Do you have any projects with particular challenges that you would like to mention?
ES: Yeah. Brian, you could talk a little bit about Program X which introduces the need for topography, through silicon vias that can connect to the device, and a high hermeticity requirement. That’s a challenging set of constraints plus a thermal budget, too.
BM: Yeah, a little bit of everything in that case. We had a lot of constraints and also some cost concerns. Fitting all those constraints into place and figuring out how to integrate it into their device in a way that’s cost-effective, space-saving, high reliability, and high yielding is a challenge. We worked through that with the customer, making sure that we’re considering all of their constraints and finding the best solution for them.
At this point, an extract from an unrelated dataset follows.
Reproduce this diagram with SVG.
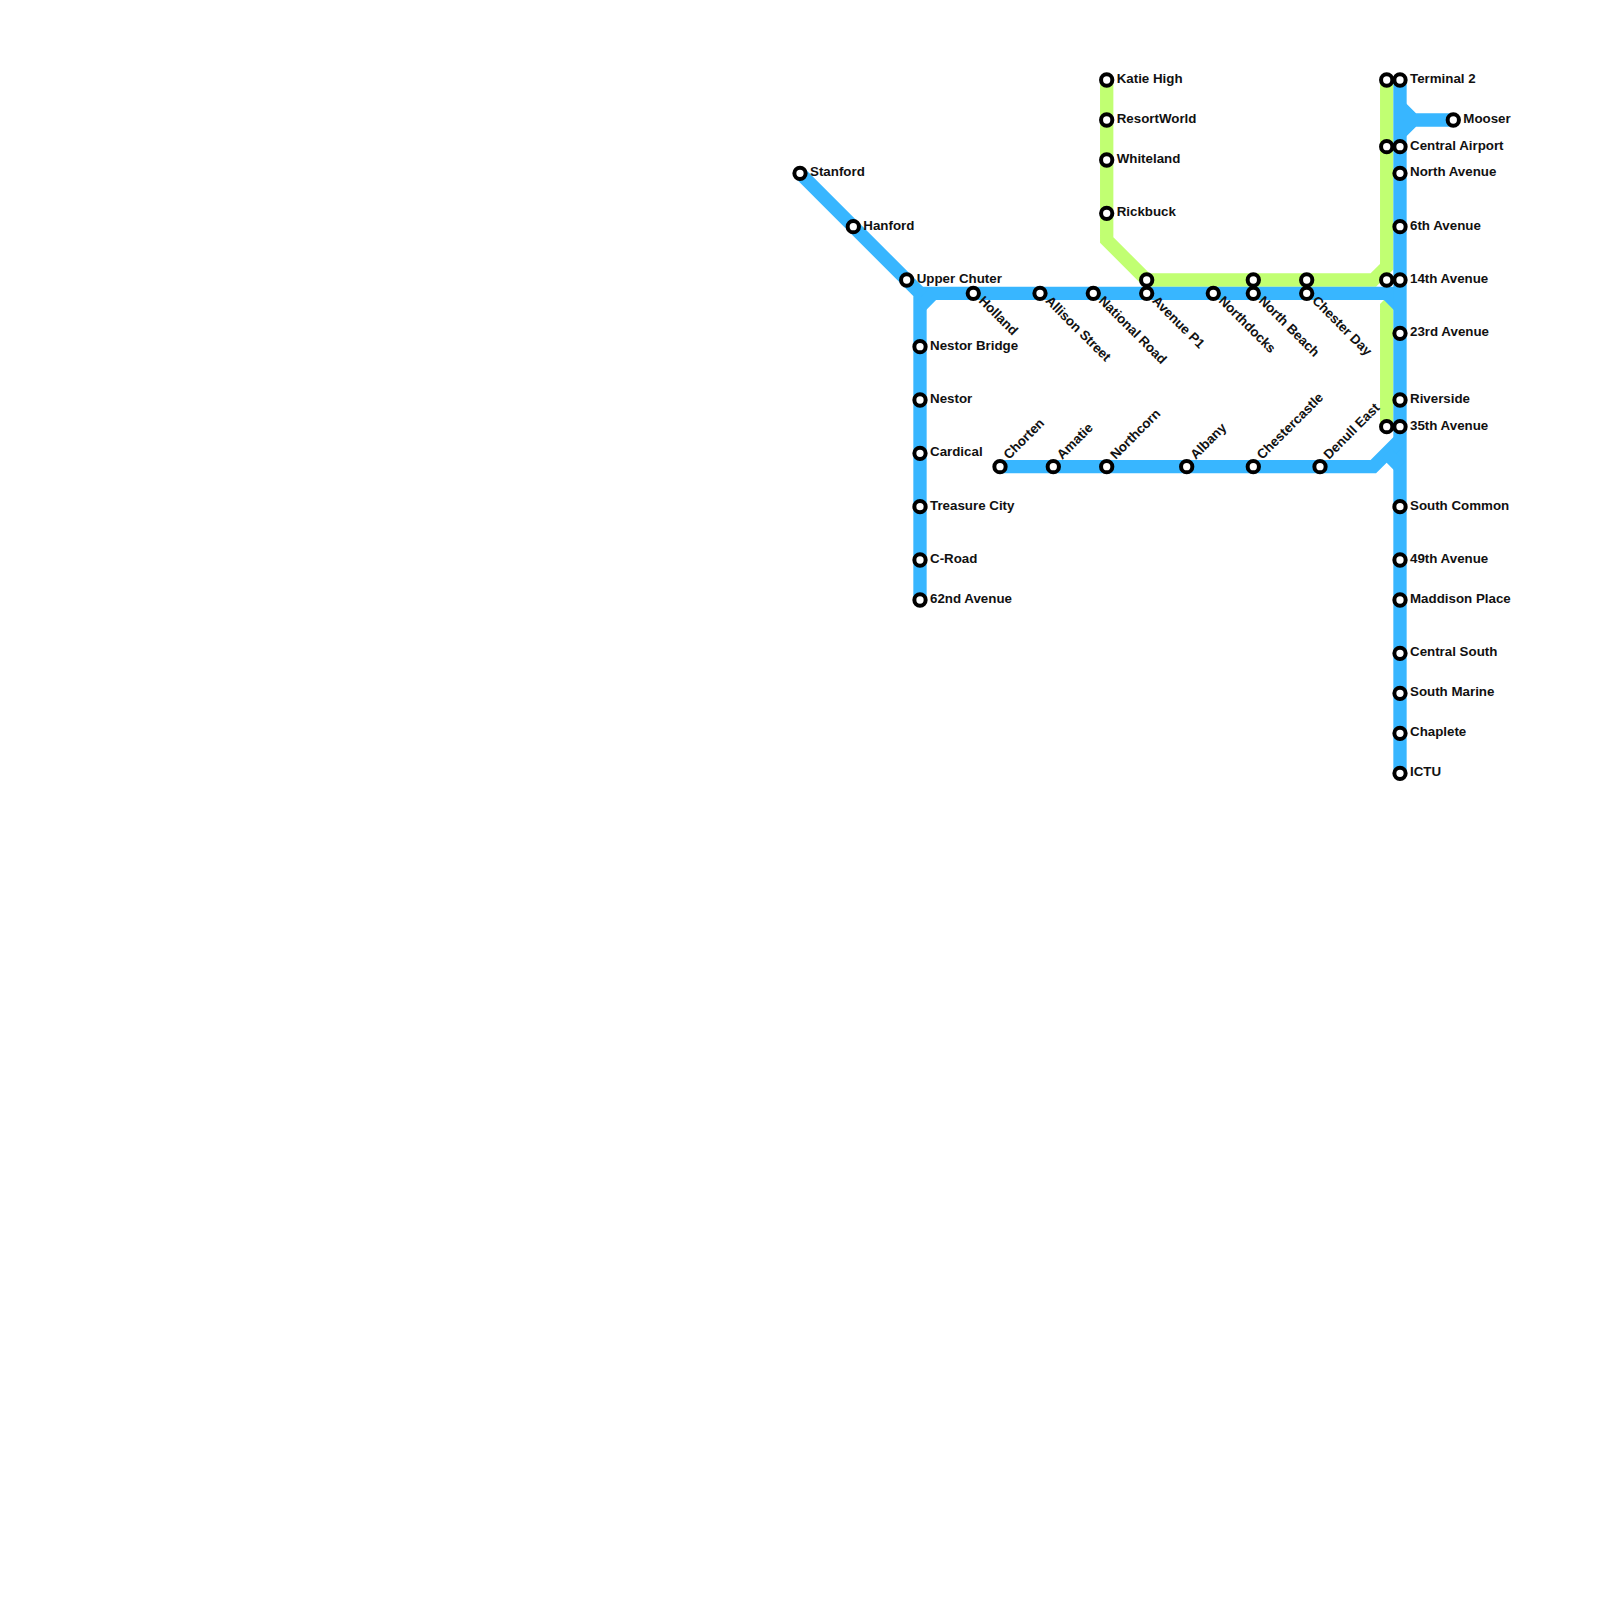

Any other comments in closing?
ES: Yeah. The semiconductor industry, in general, is moving to a world that will require more and more of what we call 3D heterogeneous integration. Moore’s law is slowing down. We’re now at the point where the gate on a leading-edge transistors is less than three nanometers in size – that’s only like 10 atoms wide! Can you make them much smaller than that? With this limitations of continued scaling of traditional semiconductor manufacturing, we’re all starting to think… “if we can’t go smaller and smaller, how do we go vertically”? How can we stack devices so we can continue to keep reducing size and take advantage of the economics and the manufacturing advantages of semiconductor wafer processing? So, we’re seeing more and more devices stacked vertically.
We do a lot of work on CMOS wafers where post-process the wafer to and either add some additional functionality or bond something on top of it. We believe the industry is going to need more and more bonding to create these 3D structures that afford smaller devices, more functionality, a smaller footprint, better economics, and all of the things that you expect out of the electronics industry.